An active self-cleaning surface system for photovoltaic modules using anisotropic ratchet conveyors and mechanical vibration

The purpose of this work is to develop an active self-cleaning system that removes contaminants from a solar module surface by means of an automatic, water-saving, and labor-free process. The output efficiency of a solar module can be degraded over time by dust accumulation on top of the cover glass, which is often referred to as “soiling”. This paper focuses on creating an active self-cleaning surface system using a combination of microsized features and mechanical vibration. The features, which are termed anisotropic ratchet conveyors (ARCs), consist of hydrophilic curved rungs on a hydrophobic background. Two different ARC systems have been designed and fabricated with self-assembled monolayer (SAM) silane and fluoropolymer thin film (Cytop). Fabrication processes were established to fabricate these two systems, including patterning Cytop without degrading the original Cytop hydrophobicity. Water droplet transport characteristics, including anisotropic driving force, droplet resonance mode, cleaning mechanisms, and system power consumption, were studied with the help of a high-speed camera and custom-made test benches.
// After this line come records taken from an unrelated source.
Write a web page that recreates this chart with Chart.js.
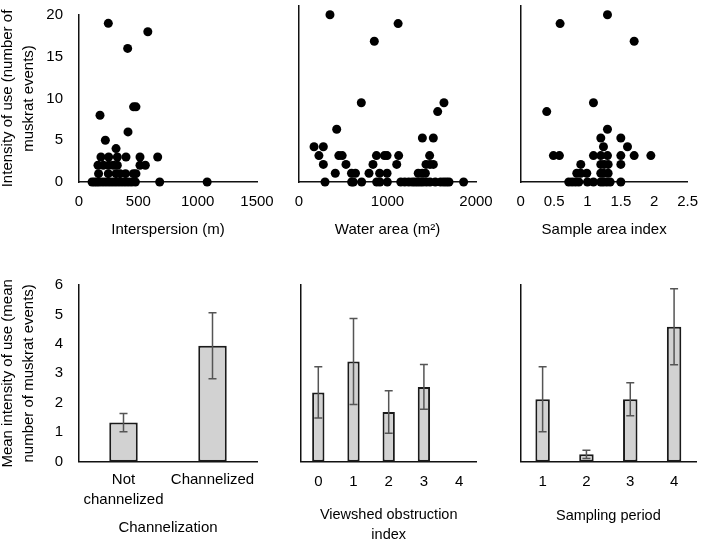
<!DOCTYPE html>
<html>
<head>
<meta charset="utf-8">
<script src="https://cdn.jsdelivr.net/npm/chart.js@4.4.0/dist/chart.umd.min.js"></script>
<style>
  html, body { margin: 0; padding: 0; background: #fff; }
  body { position: relative; width: 709px; height: 540px; overflow: hidden; }
  canvas { position: absolute; }
</style>
</head>
<body>
<canvas id="c1"></canvas>
<canvas id="c2"></canvas>
<canvas id="c3"></canvas>
<canvas id="c4"></canvas>
<canvas id="c5"></canvas>
<canvas id="c6"></canvas>
<script>
// Dados - painéis de dispersão (intensidade de uso)
const interspersionX = [247, 580, 410, 460, 480, 177, 413, 222, 312,
  185, 250, 323, 396, 514, 663,
  160, 205, 250, 289, 323, 514, 559,
  165, 247, 312, 346, 392, 458, 480,
  110, 130, 150, 170, 195, 220, 245, 270, 295, 320, 345, 370, 395, 420, 445, 475, 680, 1080];
const interspersionY = [19, 18, 16, 9, 9, 8, 6, 5, 4,
  3, 3, 3, 3, 3, 3,
  2, 2, 2, 2, 2, 2, 2,
  1, 1, 1, 1, 1, 1, 1,
  0, 0, 0, 0, 0, 0, 0, 0, 0, 0, 0, 0, 0, 0, 0, 0, 0, 0];

const waterAreaX = [350, 1120, 851, 704, 1638, 1567, 426, 1394, 1518, 170, 275,
  225, 450, 488, 875, 965, 995, 1126, 1476,
  275, 531, 836, 1104, 1435, 1480, 1518,
  410, 593, 638, 791, 911, 995, 1347, 1392, 1428,
  294, 595, 614, 708, 878, 915, 998, 1150, 1195, 1240, 1280, 1310, 1340, 1370, 1400, 1440, 1480, 1540, 1600, 1635, 1665, 1695, 1860];
const waterAreaY = [19, 18, 16, 9, 9, 8, 6, 5, 5, 4, 4,
  3, 3, 3, 3, 3, 3, 3, 3,
  2, 2, 2, 2, 2, 2, 2,
  1, 1, 1, 1, 1, 1, 1, 1, 1,
  0, 0, 0, 0, 0, 0, 0, 0, 0, 0, 0, 0, 0, 0, 0, 0, 0, 0, 0, 0, 0, 0, 0];

const sampleAreaX = [1.30, 0.59, 1.70, 1.09, 0.39, 1.30, 1.20, 1.50, 1.24, 1.60,
  0.49, 0.58, 1.09, 1.20, 1.30, 1.50, 1.70, 1.95,
  0.90, 1.20, 1.25, 1.31, 1.50,
  0.84, 0.90, 0.99, 1.20, 1.24, 1.31,
  0.72, 0.77, 0.82, 0.87, 1.00, 1.09, 1.20, 1.24, 1.29, 1.34, 1.50];
const sampleAreaY = [19, 18, 16, 9, 8, 6, 5, 5, 4, 4,
  3, 3, 3, 3, 3, 3, 3, 3,
  2, 2, 2, 2, 2,
  1, 1, 1, 1, 1, 1,
  0, 0, 0, 0, 0, 0, 0, 0, 0, 0, 0];

// Dados - painéis de barras (média +- erro)
const channelCats = [['Not', 'channelized'], 'Channelized'];
const channelMeans = [1.33, 3.94];
const channelErrors = [0.31, 1.12];

const viewshedCats = ['0', '1', '2', '3', '4'];
const viewshedMeans = [2.35, 3.40, 1.69, 2.54, null];
const viewshedErrors = [0.87, 1.46, 0.72, 0.76, null];

const periodCats = ['1', '2', '3', '4'];
const periodMeans = [2.12, 0.25, 2.12, 4.58];
const periodErrors = [1.10, 0.14, 0.56, 1.29];

Chart.defaults.font.family = '"Liberation Sans", Arial, sans-serif';
Chart.defaults.font.size = 15;
Chart.defaults.color = '#000';

// Plugin das barras de erro
const errorBars = {
    id: 'errorBars',
    afterDatasetsDraw(chart, args, opts) {
        if (!opts.errors) return;
        const ctx = chart.ctx;
        const yScale = chart.scales.y;
        const meta = chart.getDatasetMeta(0);
        const vals = chart.data.datasets[0].data;
        ctx.save();
        ctx.strokeStyle = '#555';
        ctx.lineWidth = 1.5;
        meta.data.forEach((bar, i) => {
            if (vals[i] == null || opts.errors[i] == null) return;
            const hi = yScale.getPixelForValue(vals[i] + opts.errors[i]);
            const lo = yScale.getPixelForValue(vals[i] - opts.errors[i]);
            ctx.beginPath();
            ctx.moveTo(bar.x, hi); ctx.lineTo(bar.x, lo);
            ctx.moveTo(bar.x - 4, hi); ctx.lineTo(bar.x + 4, hi);
            ctx.moveTo(bar.x - 4, lo); ctx.lineTo(bar.x + 4, lo);
            ctx.stroke();
        });
        ctx.restore();
    }
};

function criarPainel(id, box, area, cfg) {
    const canvas = document.getElementById(id);
    canvas.width = box.w;
    canvas.height = box.h;
    canvas.style.left = box.l + 'px';
    canvas.style.top = box.t + 'px';

    const yw = cfg.yTitle ? 81 : 0;
    const xh = box.t + box.h - area.b;
    const tickSize = cfg.tickSize || 15;
    const tickLh = cfg.tickLineHeight || 1.2;
    const titleSize = cfg.titleSize || 15;
    const titleLh = cfg.titleLineHeight || 1.2;
    const titleLines = Array.isArray(cfg.xTitle) ? cfg.xTitle.length : 1;
    const tLh = titleSize * titleLh;
    const titlePad = (box.t + box.h) - tLh / 2 - tLh * (titleLines - 1) - cfg.xTitleY;
    const tickPad = cfg.xTickY - area.b - tickSize * tickLh / 2;

    const isBar = cfg.type === 'bar';
    const dataset = isBar ? {
        data: cfg.values,
        backgroundColor: '#d2d2d2',
        borderColor: '#1a1a1a',
        borderWidth: 2,
        borderSkipped: false,
        categoryPercentage: 1,
        barPercentage: cfg.barPct
    } : {
        data: cfg.xs.map((x, i) => ({ x: x, y: cfg.ys[i] })),
        pointRadius: 4.5,
        backgroundColor: '#000',
        borderWidth: 0,
        clip: false
    };

    const xTicks = {
        padding: tickPad,
        maxRotation: 0,
        autoSkip: false,
        font: { size: tickSize, lineHeight: tickLh }
    };
    let xScale;
    if (isBar) {
        xScale = { type: 'category', labels: cfg.labels };
    } else {
        xScale = { type: 'linear', min: cfg.xMin, max: cfg.xMax };
        xTicks.stepSize = cfg.xStep;
        xTicks.callback = function (v) { return String(Math.round(v * 10) / 10); };
    }
    Object.assign(xScale, {
        grid: { display: false, drawTicks: false },
        border: { display: true, color: '#111', width: 1.5 },
        ticks: xTicks,
        title: {
            display: true,
            text: cfg.xTitle,
            font: { size: titleSize, lineHeight: titleLh },
            padding: { top: 0, bottom: titlePad }
        },
        afterFit(scale) { scale.height = xh; }
    });

    const yScale = {
        min: 0,
        max: cfg.yMax,
        grid: { display: false, drawTicks: false },
        border: { display: true, color: '#111', width: 1.5 },
        ticks: { display: !!cfg.yTitle, stepSize: cfg.yStep, padding: 16, font: { size: 15 } },
        title: {
            display: !!cfg.yTitle,
            text: cfg.yTitle,
            font: { size: 15, lineHeight: 1.38 },
            padding: { top: 0, bottom: 0 }
        },
        afterFit(scale) { scale.width = yw; }
    };

    return new Chart(canvas.getContext('2d'), {
        type: isBar ? 'bar' : 'scatter',
        data: isBar ? { labels: cfg.labels, datasets: [dataset] } : { datasets: [dataset] },
        options: {
            responsive: false,
            animation: false,
            events: [],
            layout: {
                padding: {
                    left: area.l - box.l - yw,
                    top: area.t - box.t,
                    right: box.l + box.w - area.r,
                    bottom: 0
                }
            },
            plugins: {
                legend: { display: false },
                tooltip: { enabled: false },
                errorBars: { errors: cfg.errors }
            },
            scales: { x: xScale, y: yScale }
        },
        plugins: [errorBars]
    });
}

// Linha de cima - dispersão
criarPainel('c1', { l: -10, t: -10, w: 300, h: 260 }, { l: 79, t: 6, r: 257, b: 182 }, {
    type: 'scatter', xs: interspersionX, ys: interspersionY,
    xMin: 0, xMax: 1500, xStep: 500, yMax: 20, yStep: 5,
    xTitle: 'Interspersion (m)', xTitleY: 230, xTickY: 202,
    yTitle: ['Intensity of use (number of', 'muskrat events)']
});
criarPainel('c2', { l: 270, t: -10, w: 240, h: 260 }, { l: 299, t: 6, r: 476, b: 182 }, {
    type: 'scatter', xs: waterAreaX, ys: waterAreaY,
    xMin: 0, xMax: 2000, xStep: 1000, yMax: 20, yStep: 5,
    xTitle: 'Water area (m\u00B2)', xTitleY: 230, xTickY: 202
});
criarPainel('c3', { l: 500, t: -10, w: 209, h: 260 }, { l: 520.7, t: 6, r: 696.7, b: 182 }, {
    type: 'scatter', xs: sampleAreaX, ys: sampleAreaY,
    xMin: 0, xMax: 2.5, xStep: 0.5, yMax: 20, yStep: 5,
    xTitle: 'Sample area index', xTitleY: 230, xTickY: 202
});

// Linha de baixo - barras
criarPainel('c4', { l: -10, t: 260, w: 300, h: 290 }, { l: 79, t: 285, r: 257, b: 461.7 }, {
    type: 'bar', labels: channelCats, values: channelMeans, errors: channelErrors, barPct: 0.32,
    yMax: 6, yStep: 1, tickLineHeight: 1.333,
    xTitle: 'Channelization', xTitleY: 527.7, xTickY: 480,
    yTitle: ['Mean intensity of use (mean', 'number of muskrat events)']
});
criarPainel('c5', { l: 270, t: 260, w: 240, h: 290 }, { l: 300.7, t: 285, r: 476.7, b: 461.7 }, {
    type: 'bar', labels: viewshedCats, values: viewshedMeans, errors: viewshedErrors, barPct: 0.35,
    yMax: 6, yStep: 1, titleSize: 14.5, titleLineHeight: 1.38,
    xTitle: ['Viewshed obstruction', 'index'], xTitleY: 515, xTickY: 482
});
criarPainel('c6', { l: 500, t: 260, w: 209, h: 290 }, { l: 520.7, t: 285, r: 696, b: 461.7 }, {
    type: 'bar', labels: periodCats, values: periodMeans, errors: periodErrors, barPct: 0.33,
    yMax: 6, yStep: 1, titleSize: 14.5,
    xTitle: 'Sampling period', xTitleY: 515.7, xTickY: 482
});
</script>
</body>
</html>
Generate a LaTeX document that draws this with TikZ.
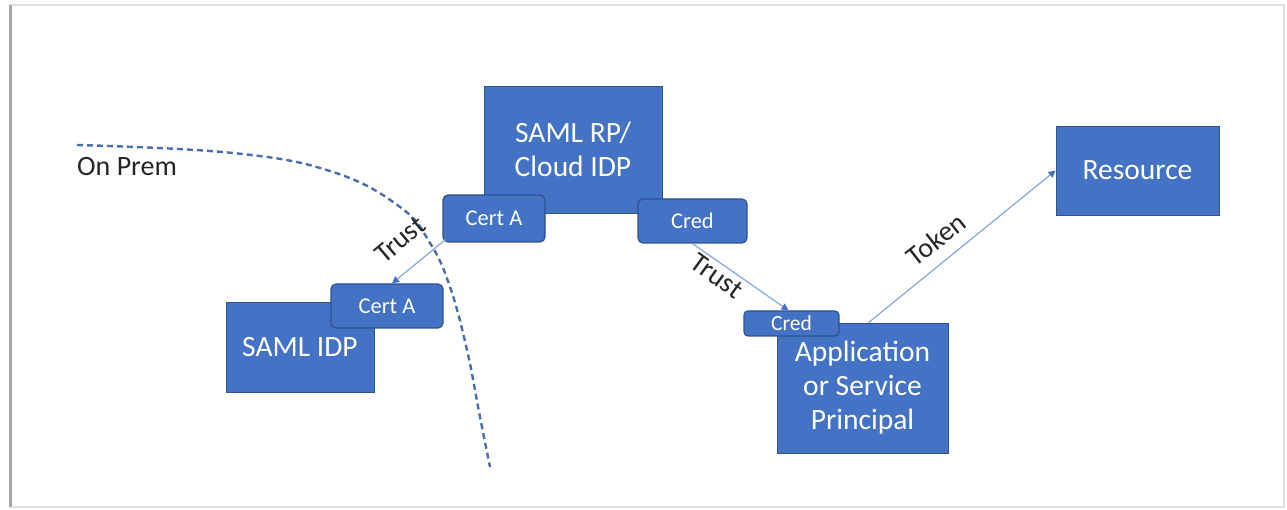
\documentclass[tikz,border=0pt]{standalone}
\usepackage{fontspec}
\setmainfont{Carlito}
\usetikzlibrary{arrows.meta,calc}
\definecolor{boxblue}{HTML}{4472C4}
\definecolor{boxedge}{HTML}{2F528F}
\definecolor{linkblue}{HTML}{8FAADC}
\definecolor{fenceblue}{HTML}{4A6DAE}
\definecolor{labelgray}{HTML}{262626}
\begin{document}
\begin{tikzpicture}[x=1pt,y=-1pt,
  block/.style={draw=boxedge, line width=0.8pt, fill=boxblue, text=white,
    inner sep=0pt, align=center, font=\fontsize{29.5}{34}\selectfont},
  tag/.style={draw=boxedge, line width=1.2pt, fill=boxblue, text=white,
    inner sep=0pt, rounded corners=5pt, font=\fontsize{22.5}{25}\selectfont},
  link/.style={draw=linkblue, line width=1.3pt,
    -{Triangle[length=7pt,width=7pt,color=boxblue]}},
  linklabel/.style={text=labelgray, font=\fontsize{28}{31}\selectfont, inner sep=0pt},
  fence/.style={draw=fenceblue, line width=2.4pt, dash pattern=on 6pt off 4pt}
]
\useasboundingbox (0,0) rectangle (1287,510);

% frame
\draw[black!12, line width=1.5pt] (10,5) rectangle (1284,507);
\draw[black!35, line width=3pt] (10,5) -- (10,507);

% on-premises boundary
\draw[fence] plot[smooth, tension=0.7] coordinates
  {(77,145) (233,153) (333,172) (400,207) (430,243) (450,287) (467,350) (480,417) (490,467)};
\node[linklabel, anchor=west] (onprem) at (77,167) {On Prem};

% boxes
\node[block, minimum width=178pt, minimum height=127pt] (rp) at (573,149.5) {SAML RP/\\Cloud IDP};
\node[tag, minimum width=102pt, minimum height=47pt] (certtop) at (494,218.5) {Cert A};
\node[tag, minimum width=109pt, minimum height=44pt] (credtop) at (692.5,221) {Cred};

\node[block, minimum width=163pt, minimum height=89pt] (res) at (1137.5,170.5) {Resource};

\node[block, minimum width=171pt, minimum height=130pt] (app) at (862.5,388) {Application\\or Service\\Principal};
\node[tag, minimum width=95pt, minimum height=25pt, rounded corners=4pt,
  font=\fontsize{21.5}{24}\selectfont] (credlow) at (791.5,323.5) {Cred};

\node[block, minimum width=148pt, minimum height=90pt] (idp) at (300,347) {SAML IDP};
\node[tag, minimum width=112pt, minimum height=44pt] (certlow) at (387,306) {Cert A};

% connectors
\draw[link] ($(certtop.south west)+(3,-3)$) -- ($(certlow.north)+(5,0)$);
\draw[link] (credtop.south) -- ($(credlow.north)+(-3,0)$);
\draw[link] ($(app.north)+(6,0)$) -- (res.west);

% connector labels
\node[linklabel, rotate=40] (trustA) at (400,240) {Trust};
\node[linklabel, rotate=-36] (trustB) at (717,276) {Trust};
\node[linklabel, rotate=38] (token) at (936,239) {Token};
\end{tikzpicture}
\end{document}
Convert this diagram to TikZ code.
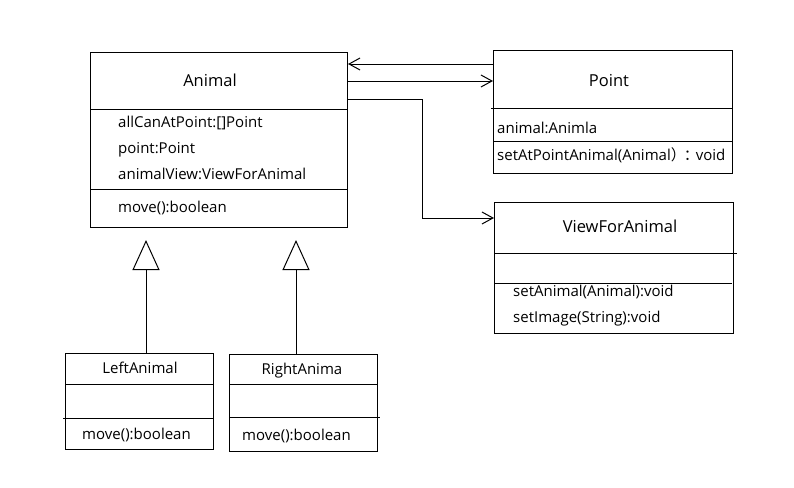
\documentclass[tikz,border=0pt]{standalone}
\usepackage{fontspec}
\setmainfont{Open Sans}
\newfontfamily\cjk{Noto Sans CJK SC}
\usetikzlibrary{arrows.meta,calc}
\begin{document}
\begin{tikzpicture}[x=1pt,y=-1pt,
  box/.style={draw,line width=1pt,anchor=north west,inner sep=0pt},
  divl/.style={line width=1pt},
  ttl/.style={anchor=base,inner sep=0pt,font=\fontsize{16.5}{19}\selectfont},
  ttls/.style={anchor=base,inner sep=0pt,font=\fontsize{15}{18}\selectfont},
  mem/.style={anchor=base west,inner sep=0pt,font=\fontsize{15}{18}\selectfont},
  arr/.style={line width=1pt,-{Straight Barb[length=11pt,width=12pt,line width=1pt]}},
  gen/.style={line width=1pt,-{Triangle[open,length=30pt,width=27pt,line width=1pt,fill=white]}}]
\useasboundingbox[fill=white] (0,0) rectangle (794,487);
% Animal
\node[box,minimum width=257pt,minimum height=175pt] (animal) at (90,52) {};
\draw[divl] (90,109) -- (347,109);
\draw[divl] (90,189) -- (347,189);
\node[ttl] (animalT) at (210,86) {Animal};
\node[mem] (a1) at (118,127) {allCanAtPoint:[]Point};
\node[mem] (a2) at (118,153) {point:Point};
\node[mem] (a3) at (118,179) {animalView:ViewForAnimal};
\node[mem] (a4) at (118,212) {move():boolean};
% Point
\node[box,minimum width=239pt,minimum height=123pt] (pointbox) at (493,50) {};
\draw[divl] (491,108) -- (732,108);
\draw[divl] (493,141) -- (732,141);
\node[ttl] (pointT) at (609,86) {Point};
\node[mem] (p1) at (497,133) {animal:Animla};
\node[mem] (p2) at (497,160) {setAtPointAnimal(Animal{\cjk ）}\kern-2pt{\cjk ：}\kern-3pt void};
% ViewForAnimal
\node[box,minimum width=239pt,minimum height=131pt] (vfa) at (494,202) {};
\draw[divl] (494,253) -- (737,253);
\draw[divl] (494,283) -- (732,283);
\node[ttl] (vfaT) at (620,232) {ViewForAnimal};
\node[mem] (v1) at (513,296) {setAnimal(Animal):void};
\node[mem] (v2) at (513,322) {setImage(String):void};
% LeftAnimal
\node[box,minimum width=148pt,minimum height=96pt] (left) at (65,353) {};
\draw[divl] (65,384) -- (213,384);
\draw[divl] (63,418) -- (213,418);
\node[ttls] (leftT) at (140,373) {LeftAnimal};
\node[mem] (l1) at (82,439) {move():boolean};
% RightAnima
\node[box,minimum width=148pt,minimum height=97pt] (right) at (229,354) {};
\draw[divl] (229,384) -- (377,384);
\draw[divl] (229,417) -- (380,417);
\node[ttls] (rightT) at (302,374) {RightAnima};
\node[mem] (r1) at (242,440) {move():boolean};
% connectors
\draw[arr] ([yshift=-14pt]pointbox.north west) -- ([yshift=-14pt]pointbox.north west -| animal.east);
\draw[arr] ([yshift=-29pt]animal.north east) -- ([yshift=-29pt]animal.north east -| pointbox.west);
\draw[arr] ([yshift=-47pt]animal.north east) -- ++(74,0) |- ([yshift=-16pt]vfa.north west);
\coordinate (tipL) at (146,240);
\coordinate (tipR) at (296,240);
\draw[gen] (tipL |- left.north) -- (tipL);
\draw[gen] (tipR |- right.north) -- (tipR);
\end{tikzpicture}
\end{document}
The droplet can be transported on the ARC surface at a speed of 27 mm/s and can clean a variety of dust particles, either water-soluble or insoluble. Optical transmission was measured to show that Cytop can improve transmittance by 2.5~3.5% across the entire visible wavelength range. Real-time demonstrations of droplet transport and surface cleaning were performed, in which the solar modules achieved a 23 percentage-point gain after cleaning. Micro-patterned, self-cleaning solar panels can maintain their efficiency with little resources or human intervention. The efficiency of solar panels, often built on arid landscapes, can be reduced by up to 40% as dust accumulates on the panels. Di Sun and Karl F. Bohringer, from the United States’ University of Washington, created a micro-patterned solar panel glass that incorporates hydrophilic, curved ‘rungs’ on a hydrophobic surface. When mechanical vibration is applied to the panel surface, water droplets are directionally conveyed along tracks of rungs at speeds of up to 27 mm per second, collecting and removing surface contaminants as they go. The system is simply and inexpensively fabricated and uses minimal amounts of water. In one test, a solar module achieved a 23% gain in power output after cleaning with the system.